Can I open a home equity loan and not use it?
Many Americans are familiar with the process of borrowing money via the swipe of a credit card. Others are well-versed in what it takes and what it costs to take out a personal loan. But borrowing money via home equity can be less familiar to homeowners. Yet now is an optimal time to do so, with interest rates on home equity lines of credit (HELOCs) and home equity loans materially lower than those on credit cards and personal loans. And with the average home equity amount over $300,000 right now, there's plenty of funding available to utilize as needed.
Before getting started, however, prospective home equity loan borrowers should do their research and understand the nuances of this particular product. Since the home functions as collateral in this exchange, they could risk foreclosure if they're unable to make their repayments as agreed upon. This understanding extends to both knowing how and when to use a home equity loan as well as what happens when you don't use it. Specifically, can you open a home equity loan and then later decide not to use it? That's what we'll answer below.
See how much equity you could withdraw with a home equity loan here.
Can I open a home equity loan and not use it?
If you open a HELOC, which works as a revolving line of credit, and decide not to use it, you'll only be liable for the closing costs on the line of credit. But that's not the same with a home equity loan. If you open a home equity loan and decide not to use it, you'll be responsible for the closing costs on the loan and subsequent monthly repayments until the loan is paid in full. That's because, unlike a HELOC, the home equity loan comes in a full lump sum, in which repayments are expected to start immediately. So, even if you don't use it, you'll still need to pay each month until everything you borrowed is paid back.
All that is to say that yes, technically, you can open a home equity loan and not use it. In these instances, however, it's generally preferable to repay it as quickly as possible. Otherwise, your costs and the interest payments will add up over time, which isn't beneficial if you're not even using the funds.
But what happens if you want to borrow your home equity, say for an emergency fund, but aren't sure if you'll ultimately need it? Or when you're unsure of how much you may end up using? In these cases, a HELOC can be a better option. If you open a HELOC and don't use it, you won't be expected to make payments as you would with a home equity loan. Additionally, even if you do decide to use some of the HELOC, borrowers will need to make interest-only payments during their draw period versus the full monthly repayments immediately required with a home equity loan. Finally, HELOC interest rates are a bit lower than home equity loans now (8.02% versus 8.40%), and they're poised to fall further should the interest rate climate continue to cool, as HELOCs have variable rates while home equity loans have fixed ones.
So, yes, you can open a home equity loan and not use it. But if that's the intent or the thought process behind securing the funding, a HELOC will be the smarter, easier and more affordable alternative.

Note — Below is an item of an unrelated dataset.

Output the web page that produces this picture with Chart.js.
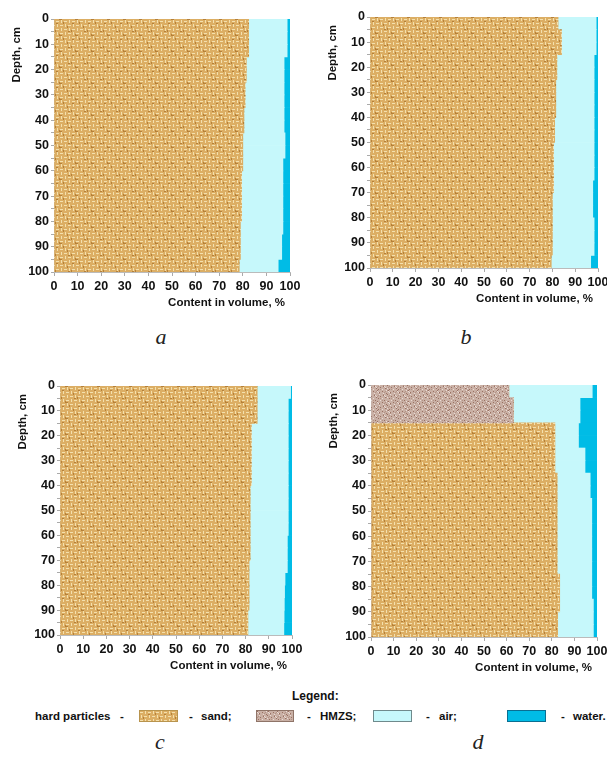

Compare your HELOC and home equity loan options online today.
The bottom line
Homeowners can technically open a home equity loan and not use it, although that doesn't mean that repayments will be delayed. As long as the home equity loan funds borrowed are outstanding, homeowners will have monthly payments to make, even if the home equity loan itself remains idle. In these instances, alternative home equity borrowing sources could be preferable, particularly considering that a HELOC comes with more flexibility and lower interest rates in today's unique economic climate. Just be sure to carefully consider the variable rate nature of the HELOC to ensure long-term affordability, particularly if you're not sure how much of the line of credit you'll ultimately wind up utilizing.